─── Supplied data

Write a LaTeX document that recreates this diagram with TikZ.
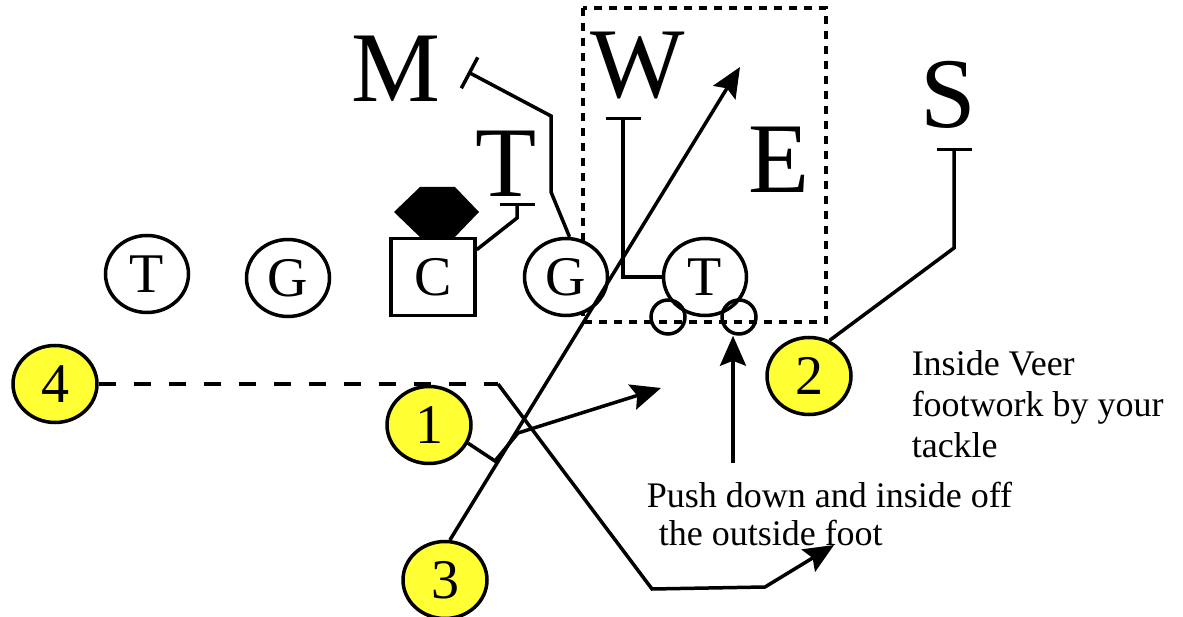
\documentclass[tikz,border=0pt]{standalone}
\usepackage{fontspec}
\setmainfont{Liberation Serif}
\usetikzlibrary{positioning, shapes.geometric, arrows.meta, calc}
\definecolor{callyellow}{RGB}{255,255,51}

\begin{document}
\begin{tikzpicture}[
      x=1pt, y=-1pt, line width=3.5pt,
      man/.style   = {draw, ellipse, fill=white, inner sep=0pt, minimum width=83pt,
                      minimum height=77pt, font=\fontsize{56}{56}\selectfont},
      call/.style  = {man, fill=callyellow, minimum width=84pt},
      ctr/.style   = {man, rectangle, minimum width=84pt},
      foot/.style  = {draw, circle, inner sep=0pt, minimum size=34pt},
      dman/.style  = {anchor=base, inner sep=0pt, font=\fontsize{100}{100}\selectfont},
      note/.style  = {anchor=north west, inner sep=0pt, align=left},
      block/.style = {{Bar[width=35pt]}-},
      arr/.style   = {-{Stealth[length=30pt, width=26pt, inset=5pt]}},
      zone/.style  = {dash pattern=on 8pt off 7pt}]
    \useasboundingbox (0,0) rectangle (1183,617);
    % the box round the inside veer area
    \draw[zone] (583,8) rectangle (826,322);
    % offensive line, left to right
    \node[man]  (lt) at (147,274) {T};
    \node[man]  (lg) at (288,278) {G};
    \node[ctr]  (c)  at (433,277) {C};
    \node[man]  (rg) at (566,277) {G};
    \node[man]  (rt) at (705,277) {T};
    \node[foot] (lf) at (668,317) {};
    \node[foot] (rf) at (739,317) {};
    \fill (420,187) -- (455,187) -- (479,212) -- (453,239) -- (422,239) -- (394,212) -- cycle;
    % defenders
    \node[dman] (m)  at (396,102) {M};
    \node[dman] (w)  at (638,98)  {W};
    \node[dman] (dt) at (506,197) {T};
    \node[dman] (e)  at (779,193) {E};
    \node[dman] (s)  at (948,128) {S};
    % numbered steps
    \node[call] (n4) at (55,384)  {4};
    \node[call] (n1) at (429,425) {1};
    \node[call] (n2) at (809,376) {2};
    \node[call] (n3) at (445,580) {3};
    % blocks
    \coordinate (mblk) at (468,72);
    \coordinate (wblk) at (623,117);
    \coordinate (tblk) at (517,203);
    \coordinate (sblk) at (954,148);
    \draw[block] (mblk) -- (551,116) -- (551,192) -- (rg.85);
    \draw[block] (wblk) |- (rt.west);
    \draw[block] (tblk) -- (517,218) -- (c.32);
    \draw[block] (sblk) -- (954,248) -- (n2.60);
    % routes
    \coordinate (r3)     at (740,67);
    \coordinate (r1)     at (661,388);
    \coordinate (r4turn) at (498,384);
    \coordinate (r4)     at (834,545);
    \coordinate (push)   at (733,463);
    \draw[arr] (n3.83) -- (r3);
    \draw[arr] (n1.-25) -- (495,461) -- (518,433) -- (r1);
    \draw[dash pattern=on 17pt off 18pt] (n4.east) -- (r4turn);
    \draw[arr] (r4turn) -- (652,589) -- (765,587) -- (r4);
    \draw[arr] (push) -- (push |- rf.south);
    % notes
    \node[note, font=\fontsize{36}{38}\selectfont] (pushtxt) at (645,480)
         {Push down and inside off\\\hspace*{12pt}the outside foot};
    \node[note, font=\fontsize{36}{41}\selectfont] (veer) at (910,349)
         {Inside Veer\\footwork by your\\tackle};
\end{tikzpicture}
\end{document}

──────

**Exercise prompt:**
Give the material again exactly as it is, but keep the pictures out.

**Final result:**
Write a LaTeX document that recreates this diagram with TikZ.
\documentclass[tikz,border=0pt]{standalone}
\usepackage{fontspec}
\setmainfont{Liberation Serif}
\usetikzlibrary{positioning, shapes.geometric, arrows.meta, calc}
\definecolor{callyellow}{RGB}{255,255,51}

\begin{document}
\begin{tikzpicture}[
      x=1pt, y=-1pt, line width=3.5pt,
      man/.style   = {draw, ellipse, fill=white, inner sep=0pt, minimum width=83pt,
                      minimum height=77pt, font=\fontsize{56}{56}\selectfont},
      call/.style  = {man, fill=callyellow, minimum width=84pt},
      ctr/.style   = {man, rectangle, minimum width=84pt},
      foot/.style  = {draw, circle, inner sep=0pt, minimum size=34pt},
      dman/.style  = {anchor=base, inner sep=0pt, font=\fontsize{100}{100}\selectfont},
      note/.style  = {anchor=north west, inner sep=0pt, align=left},
      block/.style = {{Bar[width=35pt]}-},
      arr/.style   = {-{Stealth[length=30pt, width=26pt, inset=5pt]}},
      zone/.style  = {dash pattern=on 8pt off 7pt}]
    \useasboundingbox (0,0) rectangle (1183,617);
    % the box round the inside veer area
    \draw[zone] (583,8) rectangle (826,322);
    % offensive line, left to right
    \node[man]  (lt) at (147,274) {T};
    \node[man]  (lg) at (288,278) {G};
    \node[ctr]  (c)  at (433,277) {C};
    \node[man]  (rg) at (566,277) {G};
    \node[man]  (rt) at (705,277) {T};
    \node[foot] (lf) at (668,317) {};
    \node[foot] (rf) at (739,317) {};
    \fill (420,187) -- (455,187) -- (479,212) -- (453,239) -- (422,239) -- (394,212) -- cycle;
    % defenders
    \node[dman] (m)  at (396,102) {M};
    \node[dman] (w)  at (638,98)  {W};
    \node[dman] (dt) at (506,197) {T};
    \node[dman] (e)  at (779,193) {E};
    \node[dman] (s)  at (948,128) {S};
    % numbered steps
    \node[call] (n4) at (55,384)  {4};
    \node[call] (n1) at (429,425) {1};
    \node[call] (n2) at (809,376) {2};
    \node[call] (n3) at (445,580) {3};
    % blocks
    \coordinate (mblk) at (468,72);
    \coordinate (wblk) at (623,117);
    \coordinate (tblk) at (517,203);
    \coordinate (sblk) at (954,148);
    \draw[block] (mblk) -- (551,116) -- (551,192) -- (rg.85);
    \draw[block] (wblk) |- (rt.west);
    \draw[block] (tblk) -- (517,218) -- (c.32);
    \draw[block] (sblk) -- (954,248) -- (n2.60);
    % routes
    \coordinate (r3)     at (740,67);
    \coordinate (r1)     at (661,388);
    \coordinate (r4turn) at (498,384);
    \coordinate (r4)     at (834,545);
    \coordinate (push)   at (733,463);
    \draw[arr] (n3.83) -- (r3);
    \draw[arr] (n1.-25) -- (495,461) -- (518,433) -- (r1);
    \draw[dash pattern=on 17pt off 18pt] (n4.east) -- (r4turn);
    \draw[arr] (r4turn) -- (652,589) -- (765,587) -- (r4);
    \draw[arr] (push) -- (push |- rf.south);
    % notes
    \node[note, font=\fontsize{36}{38}\selectfont] (pushtxt) at (645,480)
         {Push down and inside off\\\hspace*{12pt}the outside foot};
    \node[note, font=\fontsize{36}{41}\selectfont] (veer) at (910,349)
         {Inside Veer\\footwork by your\\tackle};
\end{tikzpicture}
\end{document}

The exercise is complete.